▶ **Direction**
Extract everything from the first line through the line with "ax.yaxis.set_label_coords(-0.134, 0.486)", both ends included, except for any pictures.

▶ **Given data**

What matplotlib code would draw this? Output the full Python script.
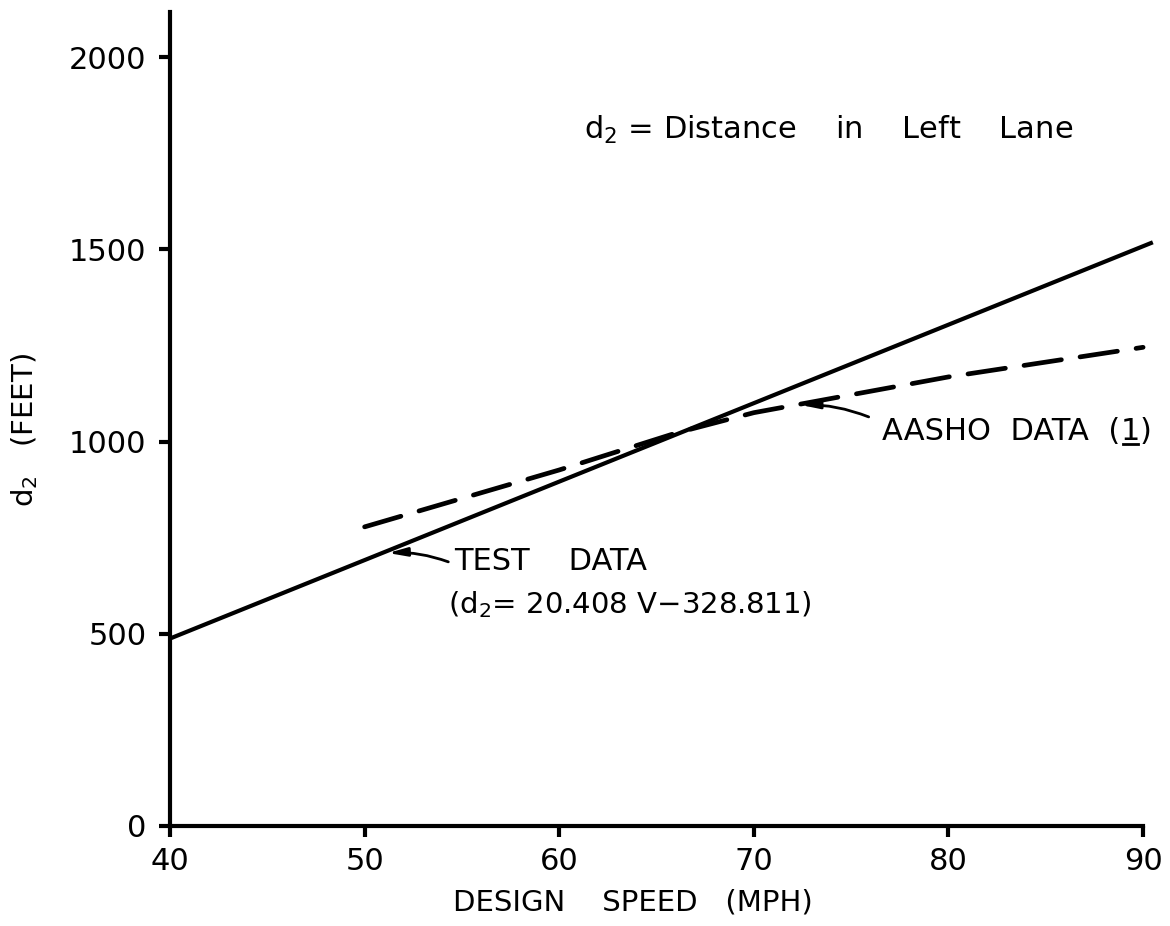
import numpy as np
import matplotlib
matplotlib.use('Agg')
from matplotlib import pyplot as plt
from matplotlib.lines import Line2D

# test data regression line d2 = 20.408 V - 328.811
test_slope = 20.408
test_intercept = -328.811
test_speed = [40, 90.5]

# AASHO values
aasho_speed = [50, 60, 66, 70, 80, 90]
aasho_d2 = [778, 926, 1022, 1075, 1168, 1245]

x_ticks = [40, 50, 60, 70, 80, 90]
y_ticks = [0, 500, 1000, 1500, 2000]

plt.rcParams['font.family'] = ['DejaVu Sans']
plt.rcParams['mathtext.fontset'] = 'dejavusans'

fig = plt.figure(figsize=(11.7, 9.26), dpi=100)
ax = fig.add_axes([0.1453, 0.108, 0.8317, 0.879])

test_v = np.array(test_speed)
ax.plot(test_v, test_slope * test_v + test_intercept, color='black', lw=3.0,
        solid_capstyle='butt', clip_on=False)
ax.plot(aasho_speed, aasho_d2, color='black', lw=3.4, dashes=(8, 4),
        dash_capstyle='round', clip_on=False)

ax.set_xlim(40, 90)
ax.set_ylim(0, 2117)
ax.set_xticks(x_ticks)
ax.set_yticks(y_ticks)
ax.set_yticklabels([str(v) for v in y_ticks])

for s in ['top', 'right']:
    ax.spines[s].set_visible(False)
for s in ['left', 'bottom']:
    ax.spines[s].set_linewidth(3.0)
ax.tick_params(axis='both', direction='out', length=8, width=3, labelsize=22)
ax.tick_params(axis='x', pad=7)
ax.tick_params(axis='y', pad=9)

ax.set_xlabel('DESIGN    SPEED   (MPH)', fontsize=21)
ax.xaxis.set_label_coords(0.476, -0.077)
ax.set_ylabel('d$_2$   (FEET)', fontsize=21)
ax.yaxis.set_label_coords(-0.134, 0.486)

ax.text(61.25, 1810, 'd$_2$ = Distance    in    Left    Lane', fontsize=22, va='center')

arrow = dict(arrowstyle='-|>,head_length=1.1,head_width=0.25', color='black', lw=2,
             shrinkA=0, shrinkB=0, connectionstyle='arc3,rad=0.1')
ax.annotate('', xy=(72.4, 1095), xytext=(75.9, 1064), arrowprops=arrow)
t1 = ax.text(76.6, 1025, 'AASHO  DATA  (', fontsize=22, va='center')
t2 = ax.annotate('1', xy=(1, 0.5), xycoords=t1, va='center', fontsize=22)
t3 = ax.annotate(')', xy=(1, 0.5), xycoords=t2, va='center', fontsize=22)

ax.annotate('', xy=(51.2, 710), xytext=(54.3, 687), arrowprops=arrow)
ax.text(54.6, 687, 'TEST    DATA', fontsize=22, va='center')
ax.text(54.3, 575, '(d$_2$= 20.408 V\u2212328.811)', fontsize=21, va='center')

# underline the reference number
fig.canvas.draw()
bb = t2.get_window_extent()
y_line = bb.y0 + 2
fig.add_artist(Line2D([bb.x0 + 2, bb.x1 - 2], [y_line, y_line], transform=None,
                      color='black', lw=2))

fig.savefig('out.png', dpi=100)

▶ **Written solution**
What matplotlib code would draw this? Output the full Python script.
import numpy as np
import matplotlib
matplotlib.use('Agg')
from matplotlib import pyplot as plt
from matplotlib.lines import Line2D

# test data regression line d2 = 20.408 V - 328.811
test_slope = 20.408
test_intercept = -328.811
test_speed = [40, 90.5]

# AASHO values
aasho_speed = [50, 60, 66, 70, 80, 90]
aasho_d2 = [778, 926, 1022, 1075, 1168, 1245]

x_ticks = [40, 50, 60, 70, 80, 90]
y_ticks = [0, 500, 1000, 1500, 2000]

plt.rcParams['font.family'] = ['DejaVu Sans']
plt.rcParams['mathtext.fontset'] = 'dejavusans'

fig = plt.figure(figsize=(11.7, 9.26), dpi=100)
ax = fig.add_axes([0.1453, 0.108, 0.8317, 0.879])

test_v = np.array(test_speed)
ax.plot(test_v, test_slope * test_v + test_intercept, color='black', lw=3.0,
        solid_capstyle='butt', clip_on=False)
ax.plot(aasho_speed, aasho_d2, color='black', lw=3.4, dashes=(8, 4),
        dash_capstyle='round', clip_on=False)

ax.set_xlim(40, 90)
ax.set_ylim(0, 2117)
ax.set_xticks(x_ticks)
ax.set_yticks(y_ticks)
ax.set_yticklabels([str(v) for v in y_ticks])

for s in ['top', 'right']:
    ax.spines[s].set_visible(False)
for s in ['left', 'bottom']:
    ax.spines[s].set_linewidth(3.0)
ax.tick_params(axis='both', direction='out', length=8, width=3, labelsize=22)
ax.tick_params(axis='x', pad=7)
ax.tick_params(axis='y', pad=9)

ax.set_xlabel('DESIGN    SPEED   (MPH)', fontsize=21)
ax.xaxis.set_label_coords(0.476, -0.077)
ax.set_ylabel('d$_2$   (FEET)', fontsize=21)
ax.yaxis.set_label_coords(-0.134, 0.486)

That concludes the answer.